Startup Skills Every Entrepreneur Needs

Most budding entrepreneurs have a business idea that includes something they already know how to do well. Whether building houses, making pizzas, or planning weddings, knowing the operations side of the venture is only half the battle. Every startup relies on the success of the business side — planning, marketing, and financial management — as well as the basic skills of its fearless leader, to succeed.

Learning and Applying Information

The number one skill required of any entrepreneur is a willingness and ability to learn and apply new information. Whatever your current skills and experience in running a business, there is always more to learn. Every successful business owner must have a deep knowledge of marketing and financial management — how they work, how to manage and evaluate them, and how each aspect affects all others. The good news is that the bulk of this learning curve can be obliterated during the startup planning process. Building a comprehensive road map for your business idea will force you to work through both the marketing and the financials in such detail that you will know more about each than you ever thought you wanted to! Beyond the basics, every step forward your business takes will offer more information to learn and apply.

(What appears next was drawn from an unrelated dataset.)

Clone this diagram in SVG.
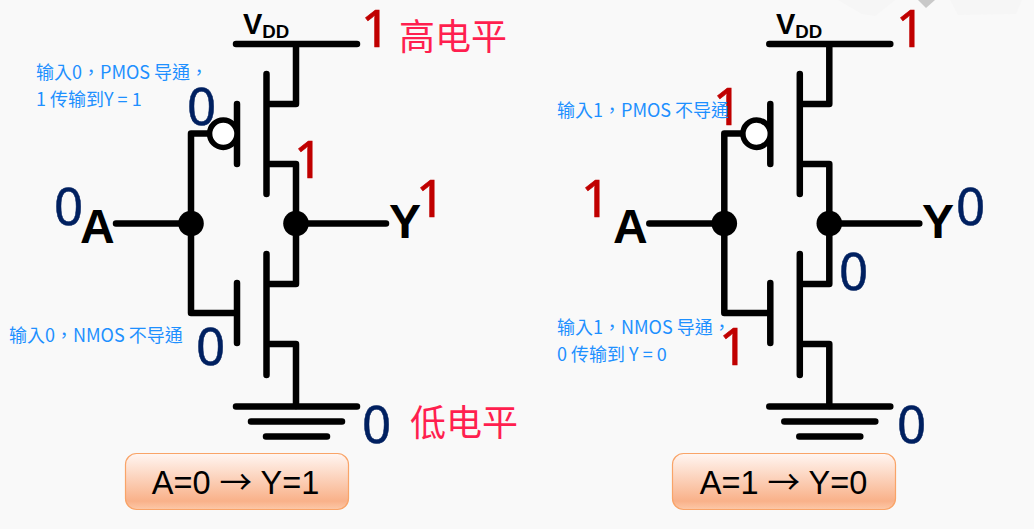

The ability to take in information from a variety of sources and synthesize the data into logical conclusions is critical. Business owners are faced with constant decision-making, often on the fly. All of the learned information becomes relevant to making the right choices at the right time. Developing your business idea will build the habit of researching and reading up on what you need to know. Make a point of continuing that habit throughout your entrepreneurial career.

 Successful entrepreneurs tend to enjoy the learning process and realize that the more you know, the more you realize you don’t know. All of the information synthesis in the world is only useful if you can make good decision. Business decisions should be primarily based on logic, not emotion. Successful entrepreneurs find a way to separate emotion from logic to allow themselves to weigh alternatives fairly. Basic logic skills are a must, and can be difficult to develop for those who are particularly emotionally driven.

Communication Skills

Successful business owners also need substantial interpersonal skills. Whether in-person or online, you must be able to communicate effectively. Good habits are developed through practice. If you are uncomfortable with public speaking, consider joining a Toastmasters club in your area. In addition to offering practice in giving actual speeches, a good club will work on networking skills, running a meeting and other critical communication skills. Shop around for a club with a good fit — most cities have plenty of clubs to choose from.

Networking with other professionals and dealing with customers in person also requires strong conversational skills. Develop the habit of keeping your personal and business lives separate. Be interested in what others have to say — effective listening is even more important than effective speaking. Ask good questions, and look for ways to develop your reputation as a strong networking contact. Practice your in-person communication skills everywhere you go. Talk to the clerk of the grocery store, the teller at the bank, and the other parents at Little League. Pay attention to what works and what doesn’t, but just keep practicing.

If you will be networking or marketing online, be sure your grammar and spelling are perfect. No matter how great the content of your website, forum postings, or chatroom discussions, misspellings and poor grammar make it hard to take the writer seriously. Also, watch the tone of any online messages, including eMail. Because of the one-dimensional aspect of online messages, it can be easy to misread the underlying meaning. Record every online message before you post, and put yourself in the recipient’s place — if it sounds short or rude to you, it probably will to them. Use spell check and grammar check when possible, as well.

Organizational Skills

Organizational skills are also important for business owners. You will have 392 tasks to do at any given time, plus five minor fires to put out, plus the dog needs to go to the vet. If you don’t develop a time and task management system that works for you, you will spend all of your time stressed out, in the weeds, and ultimately unproductive.

Use an actual planner to organize your time. Consider a smart phone in addition to keep you accessible and organized. Plan your days and work sessions around specific objectives and hold yourself accountable for meeting the objectives. It helps if you are inherently goal-oriented, but that, too, can be developed with practice. By thoroughly developing your business idea step-by-step, you will build a habit of managing your work life effectively. Typically, this organization will carry over into your day-to-day responsibilities as a business owner.

Successful entrepreneurs in any industry share a basic set of skills. The ability (and willingness) to learn and apply new information and the ability to make good decisions are critical from day one of planning a startup. Interpersonal communication and organizational skills should always be in a state of continuous improvement. Successful entrepreneurs are always looking for ways to improve themselves and their businesses, and are willing to put in the time and effort to see those improvements through.